SFPD Arrests Driver for Killing Pui Fong Yim, 78, at Stockton and Sacramento

Image: CBS 5

SFPD arrested an SUV driver, 40-year-old Calixto Dilinila, for killing 78-year-old Pui Fong Yim Lee in a crosswalk Saturday at Stockton and Sacramento Streets, outside the Stockton tunnel.

Calixto Dilinila. Photo: SFPD

Witnesses told CBS 5 that Dilinila was making a left turn from Sacramento onto Stockton when he ran Yim Lee over, as she made her way across Stockton during what family members described as her routine daily walk. Dilinila was arrested for misdemeanor vehicular manslaughter and for failing to yield to a pedestrian.

In January, SFPD’s Traffic Company Commander said a policy change initiated in 2013 allows officers to arrest drivers in fatal crashes where there appears to be “probable cause.” This marked a departure from SFPD’s earlier failure to penalize reckless driving when drivers were neither intoxicated nor fled the scene.

Ever since that policy change, and beginning with two arrests in separate crashes on December 31, four drivers (including Dililina) have been arrested for killing a pedestrian while sober and while also staying on the scene. Out of the 13 pedestrian deaths this year, Dililina is the second such arrestee.

Police Captain David Lazar told reporters that officers are still investigating Saturday’s crash. “We’re going to make a determination as to what signal lights were green, and if there was a red hand up,” he told the SF Chronicle. “On some of the blocks on Stockton Street, the light may be green, but the hand is up.”

Stockton is known to be one of the city’s most dangerous streets to cross — even though it’s the main street through pedestrian-dense Chinatown, which has the lowest rate of car ownership in the city. At Stockton and Sacramento alone, ten pedestrians were injured between 2005 and 2010, including a 74-year-old woman and a 43-year-old person who were severely injured in separate crashes. That’s according to the SF Department of Public Health’s map of high-injury corridors, which city planners have used to guide pedestrian safety improvements on streets like Stockton through the Pedestrian Strategy and WalkFirst plan.

The owner of a photography business near the intersection, who gave his name as Raymond, told KTVU, “I’ve seen six to eight people get killed on the same spot! I told the city so many times they have to do something about it.”

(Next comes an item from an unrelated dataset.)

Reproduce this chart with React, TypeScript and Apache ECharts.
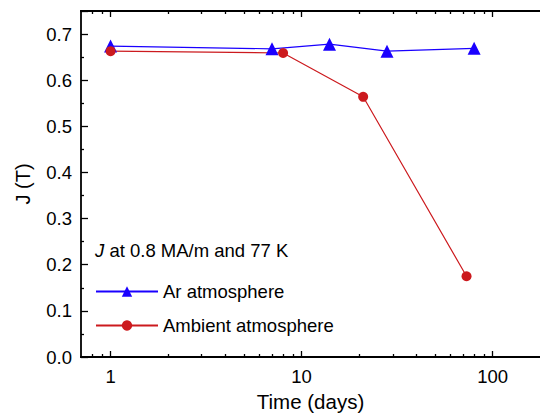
import React, { useEffect, useRef } from "react";
import * as echarts from "echarts";

const arDays = [1, 7, 14, 28, 80];
const arJ = [0.674, 0.668, 0.678, 0.663, 0.669];
const ambDays = [1, 8, 21, 73];
const ambJ = [0.663, 0.659, 0.564, 0.175];
const xMajorTicks = [1, 10, 100];
const xMinorTicks = [0.8, 0.9, 2, 3, 4, 5, 6, 7, 8, 9, 20, 30, 40, 50, 60, 70, 80, 90];
const xMin = 0.7;
const xMax = 177;
const yMax = 0.75;

const FONT = "'Liberation Sans', Arial, sans-serif";
const BLUE = "#1a00ff";
const RED = "#cc1a1e";

export default function App() {
  const ref = useRef<HTMLDivElement>(null);
  useEffect(() => {
    document.body.style.margin = "0";
    const chart = echarts.init(ref.current!, null, { renderer: "svg" });
    const lg = (v: number) => Math.log10(v);
    const baseX = (position: "top" | "bottom", ticks: number[], len: number, labels: boolean) => ({
      type: "value",
      position,
      min: lg(xMin),
      max: lg(xMax),
      axisLine: { show: true, onZero: false, lineStyle: { color: "#000", width: 1.8 } },
      axisTick: { show: true, inside: true, length: len, customValues: ticks.map(lg), lineStyle: { color: "#000", width: 1.3 } },
      axisLabel: labels
        ? {
            show: true,
            customValues: ticks.map(lg),
            formatter: (v: number) => String(Math.round(Math.pow(10, v))),
            color: "#000",
            fontSize: 18.5,
            fontFamily: FONT,
            margin: 10,
          }
        : { show: false },
      splitLine: { show: false },
    });
    const xAxes: any[] = [
      {
        ...baseX("bottom", xMajorTicks, 6, true),
        name: "Time (days)",
        nameLocation: "middle",
        nameGap: 33,
        nameTextStyle: { color: "#000", fontSize: 20.5, fontFamily: FONT },
      },
      baseX("bottom", xMinorTicks, 3, false),
      baseX("top", xMajorTicks, 6, false),
      baseX("top", xMinorTicks, 3, false),
    ];
    chart.setOption({
      animation: false,
      backgroundColor: "#fff",
      grid: { left: 81, top: 11, right: 0, bottom: 56, containLabel: false, outerBoundsMode: "none" },
      title: {
        left: 95,
        top: 241,
        padding: 0,
        text: "{i|J} at 0.8 MA/m and 77 K",
        textStyle: {
          color: "#000",
          fontSize: 18.5,
          fontWeight: "normal",
          fontFamily: FONT,
          rich: { i: { fontStyle: "italic", fontSize: 18.5, color: "#000", fontFamily: FONT } },
        },
      },
      legend: {
        orient: "vertical",
        left: 95,
        top: 282,
        padding: 0,
        itemWidth: 62,
        itemHeight: 13,
        itemGap: 15,
        textStyle: { color: "#000", fontSize: 18.5, fontFamily: FONT },
        data: ["Ar atmosphere", "Ambient atmosphere"],
      },
      xAxis: xAxes,
      yAxis: {
        type: "value",
        min: 0,
        max: yMax,
        interval: 0.1,
        name: "J (T)",
        nameLocation: "middle",
        nameGap: 48,
        nameTextStyle: { color: "#000", fontSize: 20, fontFamily: FONT },
        axisLine: { show: true, onZero: false, lineStyle: { color: "#000", width: 1.8 } },
        axisTick: { show: true, inside: true, length: 7, lineStyle: { color: "#000", width: 1.3 } },
        minorTick: { show: true, splitNumber: 2, length: 3, lineStyle: { color: "#000", width: 1.3 } },
        axisLabel: {
          color: "#000",
          fontSize: 18.5,
          fontFamily: FONT,
          margin: 9,
          formatter: (v: number) => (Math.abs(v * 10 - Math.round(v * 10)) < 1e-6 ? v.toFixed(1) : ""),
        },
        splitLine: { show: false },
      },
      series: [
        {
          name: "Ar atmosphere",
          type: "line",
          xAxisIndex: 0,
          data: arDays.map((d, i) => [lg(d), arJ[i]]),
          symbol: "triangle",
          symbolSize: 13,
          itemStyle: { color: BLUE },
          lineStyle: { color: BLUE, width: 1.2 },
        },
        {
          name: "Ambient atmosphere",
          type: "line",
          xAxisIndex: 0,
          data: ambDays.map((d, i) => [lg(d), ambJ[i]]),
          symbol: "circle",
          symbolSize: 10,
          itemStyle: { color: RED },
          lineStyle: { color: RED, width: 1.2 },
        },
      ],
    });
    return () => chart.dispose();
  }, []);
  return <div ref={ref} style={{ width: 540, height: 413, position: "absolute", left: 0, top: 0 }} />;
}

Yim Lee’s daughter-in-law, Susan Lee, told KTVU that she warned Yim Lee to watch out for reckless drivers whenever she heard a news report about a pedestrian death in the city.

“Remember to watch the car when you cross the street,” she would tell her. Yet, as we see time and time again, watching for cars is often not enough to stay alive, so long as streets are designed to move cars quickly, rather than keep people alive.